Regional relationships between $a_{ph} (λ)$ and TChl-a will make it possible to determine TChl-a correctly based on the value of $a_{ph} (λ)$ , retrieved using regional algorithms (including the three-channel Chl-CDM algorithm), since the parameterization of the relationship between $a_{ph} (λ)$ and TChl-a takes into account (indirectly) the influence of environmental conditions on the intracellular pigment composition and concentration, as well as on the size-species structure of phytoplankton. The revealed regionally specific relationships between $a_{CDM} (490)$ ( $a_{CDM} (490) = a_{NAP} (490) + a_{CDOM} (490)$ ) and S_CDM are used to retrieve the $a_{CDM} (490)$ parameter. The regionally specific parameterization coefficients of NAP and CDOM light absorption make it possible (indirectly) to take into account the relationship between NAP and CDOM, as well as the chemical structure of CDOM, which determines the spectral slope of CDOM light absorption in a particular region.

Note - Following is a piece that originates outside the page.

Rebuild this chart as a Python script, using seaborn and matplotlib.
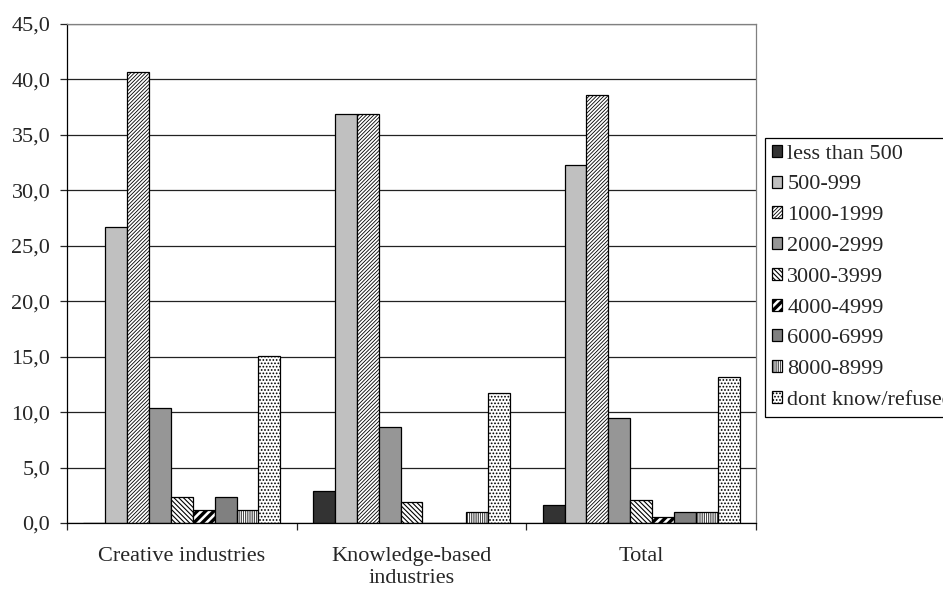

Based on empirically revealed dependencies, additional indicators of the water quality (the euphotic zone and the spectral properties of light in the sea), which can be assessed using satellite data, were proposed.

The development of regional algorithms based on empirically revealed dependencies opens up the perspective of operational monitoring of the pelagic ecosystem state based on a set of water quality and productivity indicators. This will allow to track the spread of organic dissolved matter and suspended matter in coastal waters affected by industrial wastewater and sewage and also to assess the wastewater impact on water transparency which is crucial for the functioning of the primary producers and, therefore, for pelagic ecosystem.